Release Date: 7/12/1995
Contact Information: Liz Varnhagen, U.S. Army COE, (415) 744-3318x248 Cay Goude, U.S. FWS, (916) 979-2725 Dave Schmidt, U.S. EPA, (415) 744-1578 Andy McLeod, CA Resources Agency, (916) 653-5656 Jill Singleton, Cargill Salt, (510) 790-8157 NOTE: Photo of marsh restoration site available upon request by calling (510) 790-8157

   (Newark, California)-- A landmark agreement has been reached
between federal and state regulatory agencies and Cargill Salt
that will guarantee continued environmental protection for the
south San Francisco Bay area while allowing the company to
continue to harvest salt.


     The project is a win for both the salt company and wildlife,
including four endangered species:  the salt marsh harvest mouse,
the least tern, the western snowy plover and the California
Clapper Rail, which live in and around the salt evaporation
ponds.  Some 200 miles of levees enclose 29,000 acres of salt
ponds in the south San Francisco Bay.  About 12,000 acres lie
within the San Francisco Bay National Wildlife Refuge.  These
ponds provide important breeding and wintering habitat for
resident and migratory birds and mammals.


     Cargill entered intense negotiations with the U.S. Army
Corps of Engineers and U.S. Fish and Wildlife Service last year
in order to renew a permit to continue solar salt production at
its San Francisco Bay facilities, headquartered in Newark.  The
Clean Water Act requires a permit for any project involving
dredging and filling of wetlands.  These negotiations resulted in
an agreement of conditions for all required permits.  These
actions provide operational certainty for the company in the form
of a permit good for 10 years and permanent habitat enhancements
for the wildlife that live in the impacted area.

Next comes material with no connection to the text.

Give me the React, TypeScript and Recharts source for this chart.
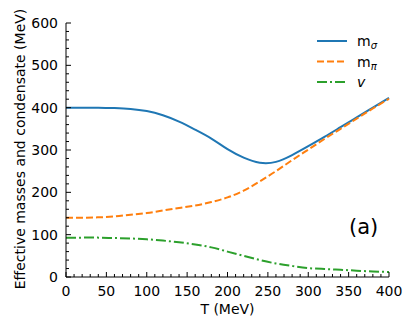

                           
     In accordance with the agreement, Cargill will minimize
disturbances to wildlife while preserving the vast salt pond
environment.  In addition, the company will restore 49 acres of
marsh habitat for the salt marsh harvest mouse and California
clapper rail, construct bird islands as protected habitats, and
contribute to on-going predator management activities.


     "This project shows that it is possible to work with the
environmental regulations and still perform the work that is
necessary," said Lieutenant Colonel Michael Walsh, the Corps of
Engineers San Francisco District Engineer.  "This stands as an
example of what can be accomplished when reasonable people go to
the conference table with a willingness to solve the problems."


     "Cargill and the federal government have achieved a
constructive alliance to maintain and protect the salt pond
environment," said William C. Britt, Vice President of Cargill,
Inc.  "This harmonious marriage of economic vitality and
environmental protection will benefit hundreds of wage earners in
the San Francisco Bay Area and preserve the habitat of 30% of the
Bay's waterfowl."


     "This agreement shows how we can use the Endangered Species
Act to resolve conflicts between varying resource uses," said
Wayne White, California State Supervisor for the U.S. Fish and
Wildlife Service.  "We applaud Cargill's efforts to protect
endangered species of the Bay Area while continuing their solar
salt operations."


     "U.S. EPA would like to thank Cargill, the Corps of
Engineers, the Fish and Wildlife Service, the BCDC, the
California Department of Fish and Game, and the San Francisco Bay
Regional Water Quality Control Board for their cooperative effort
in crafting an agreement that works for Cargill, works for
endangered species, and works for the people of the Bay Area,"
said Alexis Strauss, regional director of water management for
the U.S. Environmental Protection Agency.


     "We applaud Cargill for its public-mindedness in working to
protect California's wetland resources and for demonstrating that
its economic activity can be made compatible with the wetland
resources of the South Bay," stated Douglas Wheeler, California's
Secretary of Resources.


     Agencies involved besides the Corps and the U.S. Fish and
Wildlife Service are the U.S. Environmental Protection Agency,
San Francisco Bay Conservation and Development Commission, the
California Regional Water Quality Control Board, and the
California Department of Fish and Game.